The Lord came to Mohamed

MohamedMohamed-Ibrahim Yatarra was born and raised as a Muslim in Mali, West Africa. The oldest of 14 children, at 5 years old he was sent to school to learn the ways of Islam and to study the Koran. His father was a schoolteacher, and a strict disciplinarian. Mohamed remembers watching his friends playing soccer outside on many afternoons when school was over, while he was kept inside, studying. When he was 14, Mohamed ran away from home and fled to his uncle’s house, in another city. His uncle was a Christian pastor and, surprised to see Mohamed, he welcomed him to join the family for lunch and said, “Before we eat lunch, we will pray.” Mohamed was impressed but shocked by this. He had been taught that Christians never pray and are evil people. But during that week, he heard their prayers and was moved by them. He saw their devotion to Jesus and was drawn to it. He participated in a Vacation Bible School at his uncle’s church and learned many Bible verses and songs about Jesus. The teaching impressed him, but at the end of the week when the invitation was given, he did not go forward. He told himself, “Mohamed, this is not for you.”

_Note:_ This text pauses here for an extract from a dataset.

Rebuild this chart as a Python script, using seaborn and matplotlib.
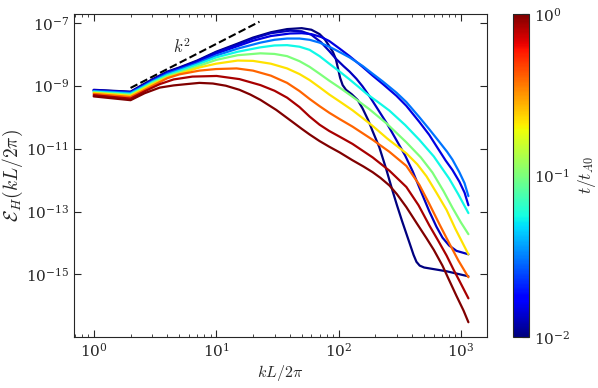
import numpy as np
import pandas as pd
import seaborn as sns
import matplotlib
matplotlib.use("Agg")
import matplotlib.pyplot as plt
from matplotlib.colors import LogNorm
from matplotlib.cm import ScalarMappable
from matplotlib.ticker import NullLocator

# times (in units of t_A0) of each spectrum
times = [0.01, 0.013, 0.015, 0.03, 0.055, 0.1, 0.22, 0.4, 0.85, 1.0]

# spectra: k and log10(E_H)
k0 = [1, 2, 2.5, 3, 4, 5, 7, 10, 15, 20, 28, 38, 50, 60, 70, 77, 84, 90, 95, 99, 103, 108, 115, 128, 143, 157, 175, 190, 215, 245, 275, 300, 330, 380, 410, 433, 460, 500, 763, 1150]
E0 = [-9.13, -9.19, -8.97, -8.80, -8.55, -8.42, -8.20, -7.92, -7.66, -7.47, -7.30, -7.20, -7.17, -7.22, -7.36, -7.52, -7.74, -7.93, -8.15, -8.45, -8.75, -8.98, -9.13, -9.27, -9.45, -9.72, -10.10, -10.45, -10.95, -11.65, -12.32, -12.80, -13.30, -14.00, -14.38, -14.60, -14.72, -14.78, -14.90, -15.06]

k1 = [1, 2, 2.5, 3, 4, 5, 7, 10, 15, 20, 28, 40, 50, 60, 72, 84, 95, 110, 123, 140, 157, 180, 204, 250, 297, 350, 403, 470, 552, 630, 706, 800, 918, 1150]
E1 = [-9.14, -9.20, -9.00, -8.82, -8.57, -8.44, -8.22, -7.94, -7.69, -7.50, -7.33, -7.25, -7.27, -7.38, -7.62, -7.90, -8.14, -8.38, -8.55, -8.78, -9.02, -9.35, -9.68, -10.22, -10.73, -11.22, -11.72, -12.35, -13.00, -13.48, -13.83, -14.08, -14.25, -14.36]

k2 = [1, 2, 2.5, 3, 4, 5, 7, 10, 15, 20, 28, 40, 50, 60, 72, 84, 102, 123, 157, 190, 229, 297, 358, 457, 550, 630, 750, 852, 970, 1070, 1150]
E2 = [-9.15, -9.21, -9.01, -8.84, -8.59, -8.46, -8.25, -7.98, -7.74, -7.57, -7.42, -7.34, -7.33, -7.36, -7.45, -7.58, -7.82, -8.06, -8.40, -8.68, -8.94, -9.32, -9.64, -10.15, -10.56, -10.92, -11.38, -11.68, -12.05, -12.40, -12.80]

k3 = [1, 2, 2.5, 3, 4, 5, 7, 10, 15, 23, 30, 38, 48, 58, 70, 84, 102, 123, 157, 190, 229, 297, 358, 457, 550, 670, 770, 852, 970, 1070, 1150]
E3 = [-9.17, -9.23, -9.03, -8.86, -8.62, -8.49, -8.29, -8.04, -7.82, -7.63, -7.54, -7.50, -7.50, -7.54, -7.63, -7.76, -7.93, -8.10, -8.37, -8.62, -8.86, -9.22, -9.52, -10.00, -10.38, -10.80, -11.10, -11.35, -11.75, -12.10, -12.51]

k4 = [1, 2, 2.5, 3, 4, 5, 7, 10, 15, 23, 30, 38, 48, 58, 70, 84, 102, 123, 145, 170, 210, 260, 350, 457, 600, 800, 950, 1150]
E4 = [-9.19, -9.26, -9.06, -8.89, -8.66, -8.53, -8.33, -8.10, -7.92, -7.78, -7.72, -7.71, -7.76, -7.86, -8.06, -8.30, -8.55, -8.80, -9.03, -9.26, -9.52, -9.79, -10.25, -10.72, -11.25, -11.95, -12.45, -13.05]

k5 = [1, 2, 2.5, 3, 4, 5, 7, 10, 15, 23, 30, 38, 48, 58, 70, 84, 102, 130, 179, 250, 358, 470, 585, 720, 852, 1000, 1150]
E5 = [-9.21, -9.29, -9.09, -8.92, -8.70, -8.58, -8.39, -8.18, -8.03, -7.97, -7.99, -8.06, -8.22, -8.40, -8.62, -8.84, -9.06, -9.35, -9.75, -10.22, -10.80, -11.28, -11.76, -12.35, -12.88, -13.35, -13.72]

k6 = [1, 2, 2.5, 3, 4, 5, 7.3, 10, 15, 20, 28, 38, 48, 58, 70, 84, 102, 130, 160, 190, 250, 358, 440, 523, 630, 763, 900, 1150]
E6 = [-9.23, -9.32, -9.12, -8.96, -8.74, -8.62, -8.42, -8.30, -8.20, -8.21, -8.30, -8.45, -8.63, -8.82, -9.05, -9.28, -9.50, -9.78, -10.05, -10.28, -10.68, -11.15, -11.50, -11.88, -12.40, -12.95, -13.55, -14.36]

k7 = [1, 2, 2.5, 3, 4, 5, 7.3, 10, 14.7, 20, 28, 38, 48, 58, 70, 84, 102, 130, 190, 260, 358, 457, 550, 670, 800, 950, 1150]
E7 = [-9.26, -9.36, -9.17, -9.01, -8.76, -8.64, -8.52, -8.47, -8.45, -8.52, -8.68, -8.91, -9.17, -9.42, -9.65, -9.86, -10.06, -10.30, -10.72, -11.10, -11.55, -12.15, -12.75, -13.42, -14.00, -14.55, -15.09]

k8 = [1, 2, 2.6, 3.46, 4.5, 6.4, 10.1, 15.5, 23, 30, 38, 48, 58, 70, 84, 102, 130, 190, 260, 358, 450, 553, 650, 763, 870, 970, 1150]
E8 = [-9.30, -9.41, -9.18, -8.95, -8.80, -8.71, -8.69, -8.79, -8.98, -9.16, -9.38, -9.68, -9.98, -10.24, -10.44, -10.62, -10.85, -11.28, -11.70, -12.22, -12.80, -13.45, -13.92, -14.40, -14.85, -15.20, -15.76]

k9 = [1, 2, 2.6, 3.46, 4.5, 5.7, 7.3, 9.4, 12, 15.5, 19, 23, 31, 42, 50, 58, 70, 84, 102, 130, 160, 190, 220, 260, 300, 358, 433, 523, 600, 706, 800, 918, 1050, 1150]
E9 = [-9.34, -9.46, -9.24, -9.06, -8.99, -8.95, -8.91, -8.93, -9.00, -9.13, -9.28, -9.45, -9.77, -10.15, -10.37, -10.55, -10.76, -10.94, -11.12, -11.37, -11.57, -11.75, -11.93, -12.17, -12.45, -12.86, -13.36, -13.85, -14.22, -14.72, -15.18, -15.68, -16.15, -16.52]

all_k = [k0, k1, k2, k3, k4, k5, k6, k7, k8, k9]
all_E = [E0, E1, E2, E3, E4, E5, E6, E7, E8, E9]

# k^2 guide line
k_ref = [2, 22.6]
E_ref_start = 8.5e-10

frames = []
for t, kk, ee in zip(times, all_k, all_E):
    frames.append(pd.DataFrame({'k': kk, 'E': 10.0 ** np.array(ee), 't': t}))
df = pd.concat(frames, ignore_index=True)

sns.set_style('ticks')
plt.rcParams['font.family'] = ['DejaVu Serif']
plt.rcParams['mathtext.fontset'] = 'cm'
plt.rcParams['axes.unicode_minus'] = False
plt.rcParams['xtick.direction'] = 'in'
plt.rcParams['ytick.direction'] = 'in'

fig = plt.figure(figsize=(5.98, 3.88), dpi=100)
ax = fig.add_axes([0.1237, 0.1314, 0.6906, 0.8325])

jet = plt.get_cmap('jet')
norm = LogNorm(vmin=1e-2, vmax=1.0)
sns.lineplot(data=df, x='k', y='E', hue='t', palette=jet, hue_norm=norm,
             units='t', estimator=None, sort=False, legend=False,
             linewidth=1.6, ax=ax)

kr = np.array(k_ref)
ax.plot(kr, E_ref_start * (kr / kr[0]) ** 2, 'k--', lw=1.5)
ax.text(5.3, 10 ** -7.8, '$k^2$', fontsize=12, ha='center', va='center')

ax.set_xscale('log')
ax.set_yscale('log')
ax.set_xlim(0.69, 1630)
ax.set_ylim(10 ** -16.99, 10 ** -6.72)
ax.set_yticks([1e-15, 1e-13, 1e-11, 1e-9, 1e-7])
ax.yaxis.set_minor_locator(NullLocator())
ax.tick_params(which='both', top=True, right=True, labelsize=11)
ax.tick_params(which='major', length=5, width=0.8)
ax.tick_params(which='minor', length=2.5, width=0.6)
ax.set_xlabel('$kL/2\\pi$', fontsize=11.5, labelpad=2)
ax.set_ylabel('$\\mathcal{E}_H(kL/2\\pi)$', fontsize=14, labelpad=1)

cax = fig.add_axes([0.858, 0.1314, 0.027, 0.8325])
sm = ScalarMappable(norm=norm, cmap=jet)
cb = fig.colorbar(sm, cax=cax)
cb.ax.tick_params(which='both', direction='in', labelsize=11)
cb.ax.tick_params(which='major', length=5)
cb.ax.tick_params(which='minor', length=2.5)
cb.set_label('$t/t_{A0}$', fontsize=12.5)

fig.savefig('out.png', dpi=100)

When the week was over, his uncle told Mohamed that he needed to go back home. When he returned, his friends came to see him, and the first thing he did was take out the New Testament his uncle had given him and he started reading to them. He was not a Christian, but wanted to explain to them what he had seen and heard. His father was listening and became very angry, and sent him back to the Koranic school, telling him that maybe this time he would learn how to be a good Muslim. “My father was trying to brainwash me,” Mohamed said, “and it worked.” He forgot his sidetrack into the Bible and studied the Koran. Two years later he was sent to high school in the same town where his Christian uncle lived, so he stayed in his house. Once again, he was drawn to Christianity, and found himself torn between the religion of his father and the faith of his uncle.

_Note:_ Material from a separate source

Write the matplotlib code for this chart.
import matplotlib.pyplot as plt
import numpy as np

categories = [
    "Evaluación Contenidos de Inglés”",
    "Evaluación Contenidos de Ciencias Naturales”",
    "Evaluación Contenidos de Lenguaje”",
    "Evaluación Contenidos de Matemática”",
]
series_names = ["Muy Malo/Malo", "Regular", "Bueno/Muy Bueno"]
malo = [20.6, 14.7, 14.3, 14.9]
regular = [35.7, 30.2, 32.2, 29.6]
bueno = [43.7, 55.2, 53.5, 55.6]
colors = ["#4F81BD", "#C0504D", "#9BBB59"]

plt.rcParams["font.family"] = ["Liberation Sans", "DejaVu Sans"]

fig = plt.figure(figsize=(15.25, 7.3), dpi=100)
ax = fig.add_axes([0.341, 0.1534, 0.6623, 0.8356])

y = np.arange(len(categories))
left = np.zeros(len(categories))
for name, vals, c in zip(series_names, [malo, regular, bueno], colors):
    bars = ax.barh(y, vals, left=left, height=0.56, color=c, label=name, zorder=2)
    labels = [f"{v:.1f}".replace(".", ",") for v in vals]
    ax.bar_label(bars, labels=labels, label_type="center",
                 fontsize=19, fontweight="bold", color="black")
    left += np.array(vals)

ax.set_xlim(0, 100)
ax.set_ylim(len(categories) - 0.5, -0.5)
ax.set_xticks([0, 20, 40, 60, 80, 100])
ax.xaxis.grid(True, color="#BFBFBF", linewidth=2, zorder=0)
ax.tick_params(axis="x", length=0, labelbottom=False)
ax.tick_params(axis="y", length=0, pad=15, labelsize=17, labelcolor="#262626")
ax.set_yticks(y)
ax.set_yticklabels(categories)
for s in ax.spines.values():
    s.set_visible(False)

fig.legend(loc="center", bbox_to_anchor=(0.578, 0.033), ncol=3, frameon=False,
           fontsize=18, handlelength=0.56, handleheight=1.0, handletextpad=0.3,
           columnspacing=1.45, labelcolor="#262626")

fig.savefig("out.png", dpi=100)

He read Muslim books and Christian books trying to understand, and would often defend Jesus to his Muslim friends. “I was very confused,” he said in his testimony at Antioch last Sunday, “because I also defended Islam to my Christian friends.” One night, he prayed, “God, I want to know the truth. Is it Islam? Is it Christianity? Maybe there’s another religion, I don’t know. I just want to know the truth.” Immediately he remembered a Bible verse he had learned four years earlier at Vacation Bible School: “He saved us, not because of works done by us in righteousness, but according to His own mercy.” That night, the Lord came to Mohamed, and this young man’s faith was settled once and for all.

His father disowned him when he heard of his conversion, but Mohamed continued to visit his father to show him honor. After his marriage, he asked if one of his younger siblings could come and live with him and his new wife, but his father said no. “You will try to make him a Christian.” A year later, his father passed away and since Mohamed was the oldest son, he was given the privilege of raising his younger 13 siblings. Today, all but two of them are following Jesus.

The Lord came to seek and save the lost. In every nation.